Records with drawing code

——————————

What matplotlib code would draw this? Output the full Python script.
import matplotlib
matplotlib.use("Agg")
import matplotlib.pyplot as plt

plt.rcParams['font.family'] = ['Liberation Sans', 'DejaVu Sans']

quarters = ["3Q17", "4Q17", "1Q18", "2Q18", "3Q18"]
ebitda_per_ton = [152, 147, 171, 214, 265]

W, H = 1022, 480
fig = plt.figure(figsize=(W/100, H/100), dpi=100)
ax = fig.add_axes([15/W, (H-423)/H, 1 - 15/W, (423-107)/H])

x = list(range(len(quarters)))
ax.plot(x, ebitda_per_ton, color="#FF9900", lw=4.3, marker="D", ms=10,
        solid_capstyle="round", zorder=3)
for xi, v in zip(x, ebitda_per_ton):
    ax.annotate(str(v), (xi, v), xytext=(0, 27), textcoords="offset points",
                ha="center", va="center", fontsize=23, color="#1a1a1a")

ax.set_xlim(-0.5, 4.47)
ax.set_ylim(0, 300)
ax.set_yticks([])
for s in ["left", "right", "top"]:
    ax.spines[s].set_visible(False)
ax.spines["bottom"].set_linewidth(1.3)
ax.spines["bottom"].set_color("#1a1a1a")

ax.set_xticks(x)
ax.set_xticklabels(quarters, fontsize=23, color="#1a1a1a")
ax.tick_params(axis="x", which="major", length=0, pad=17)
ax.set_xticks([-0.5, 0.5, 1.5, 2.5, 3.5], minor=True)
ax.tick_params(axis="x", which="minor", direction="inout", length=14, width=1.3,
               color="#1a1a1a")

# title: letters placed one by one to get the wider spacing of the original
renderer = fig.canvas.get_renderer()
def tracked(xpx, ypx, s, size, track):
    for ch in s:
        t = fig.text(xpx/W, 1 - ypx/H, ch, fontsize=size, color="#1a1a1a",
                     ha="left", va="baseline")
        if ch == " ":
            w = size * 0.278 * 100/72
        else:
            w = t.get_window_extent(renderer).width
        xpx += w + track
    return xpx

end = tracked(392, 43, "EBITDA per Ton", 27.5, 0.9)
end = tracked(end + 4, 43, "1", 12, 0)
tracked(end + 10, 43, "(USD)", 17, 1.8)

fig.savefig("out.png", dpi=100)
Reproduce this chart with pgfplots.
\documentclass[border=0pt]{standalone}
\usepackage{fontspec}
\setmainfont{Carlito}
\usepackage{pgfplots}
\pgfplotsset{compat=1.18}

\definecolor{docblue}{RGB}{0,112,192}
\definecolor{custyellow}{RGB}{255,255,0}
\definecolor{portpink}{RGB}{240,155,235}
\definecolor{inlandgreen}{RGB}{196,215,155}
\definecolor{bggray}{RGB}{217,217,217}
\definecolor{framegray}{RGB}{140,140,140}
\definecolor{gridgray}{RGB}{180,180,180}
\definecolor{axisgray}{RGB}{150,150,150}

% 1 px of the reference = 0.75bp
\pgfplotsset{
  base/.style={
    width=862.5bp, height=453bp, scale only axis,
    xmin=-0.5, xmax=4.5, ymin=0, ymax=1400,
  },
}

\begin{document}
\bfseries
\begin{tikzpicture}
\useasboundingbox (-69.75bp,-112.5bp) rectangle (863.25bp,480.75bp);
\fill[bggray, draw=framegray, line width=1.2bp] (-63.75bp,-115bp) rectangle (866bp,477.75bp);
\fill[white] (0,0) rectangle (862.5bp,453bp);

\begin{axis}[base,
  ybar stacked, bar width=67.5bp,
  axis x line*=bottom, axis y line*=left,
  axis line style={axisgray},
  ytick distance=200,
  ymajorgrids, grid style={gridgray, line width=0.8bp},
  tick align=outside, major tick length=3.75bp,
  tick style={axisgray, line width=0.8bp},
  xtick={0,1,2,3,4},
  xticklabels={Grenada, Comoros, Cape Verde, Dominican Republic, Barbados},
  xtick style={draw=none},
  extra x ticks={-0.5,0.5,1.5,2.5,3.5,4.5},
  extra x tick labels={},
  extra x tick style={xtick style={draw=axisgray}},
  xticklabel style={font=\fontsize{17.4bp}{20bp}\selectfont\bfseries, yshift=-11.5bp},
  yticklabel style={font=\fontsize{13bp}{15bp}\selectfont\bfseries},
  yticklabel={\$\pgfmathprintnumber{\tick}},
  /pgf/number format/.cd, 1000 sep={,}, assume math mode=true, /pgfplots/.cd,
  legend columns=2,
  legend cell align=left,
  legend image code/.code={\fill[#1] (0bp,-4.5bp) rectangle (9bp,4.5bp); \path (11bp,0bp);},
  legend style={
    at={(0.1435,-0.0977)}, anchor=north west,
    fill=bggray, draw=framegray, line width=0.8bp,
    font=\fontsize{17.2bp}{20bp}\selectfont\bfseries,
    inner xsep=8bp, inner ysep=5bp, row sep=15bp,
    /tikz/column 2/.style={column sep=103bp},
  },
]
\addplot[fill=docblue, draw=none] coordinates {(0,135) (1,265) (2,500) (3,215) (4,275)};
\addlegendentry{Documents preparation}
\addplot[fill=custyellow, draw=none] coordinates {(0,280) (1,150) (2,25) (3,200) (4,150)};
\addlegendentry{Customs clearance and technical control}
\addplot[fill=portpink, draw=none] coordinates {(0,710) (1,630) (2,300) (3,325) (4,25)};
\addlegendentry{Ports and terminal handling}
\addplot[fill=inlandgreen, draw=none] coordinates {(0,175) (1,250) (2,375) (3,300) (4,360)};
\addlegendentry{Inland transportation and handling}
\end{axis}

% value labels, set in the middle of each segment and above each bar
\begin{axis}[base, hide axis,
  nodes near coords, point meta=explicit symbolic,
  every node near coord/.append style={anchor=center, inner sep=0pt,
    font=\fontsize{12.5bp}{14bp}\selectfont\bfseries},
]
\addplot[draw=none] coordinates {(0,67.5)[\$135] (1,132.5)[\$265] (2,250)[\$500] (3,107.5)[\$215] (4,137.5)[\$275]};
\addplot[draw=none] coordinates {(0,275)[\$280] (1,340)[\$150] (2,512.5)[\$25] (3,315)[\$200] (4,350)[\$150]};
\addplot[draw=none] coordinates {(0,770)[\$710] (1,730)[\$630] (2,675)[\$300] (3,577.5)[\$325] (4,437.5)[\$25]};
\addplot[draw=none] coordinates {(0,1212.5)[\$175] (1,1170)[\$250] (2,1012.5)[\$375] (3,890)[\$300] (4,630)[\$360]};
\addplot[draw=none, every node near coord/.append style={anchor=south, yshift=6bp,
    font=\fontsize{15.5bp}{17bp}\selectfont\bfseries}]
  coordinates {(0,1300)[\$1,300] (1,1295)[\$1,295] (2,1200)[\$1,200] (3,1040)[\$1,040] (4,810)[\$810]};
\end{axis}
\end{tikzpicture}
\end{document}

——————————

# WRITTEN PROBLEM
Restate, please, word for word the span of records running from the first line to the line bearing "plt.rcParams['font.family'] = ['Liberation", both included, and nothing outside it.

# ANSWER TO THIS PROBLEM
What matplotlib code would draw this? Output the full Python script.
import matplotlib
matplotlib.use("Agg")
import matplotlib.pyplot as plt

plt.rcParams['font.family'] = ['Liberation Sans', 'DejaVu Sans']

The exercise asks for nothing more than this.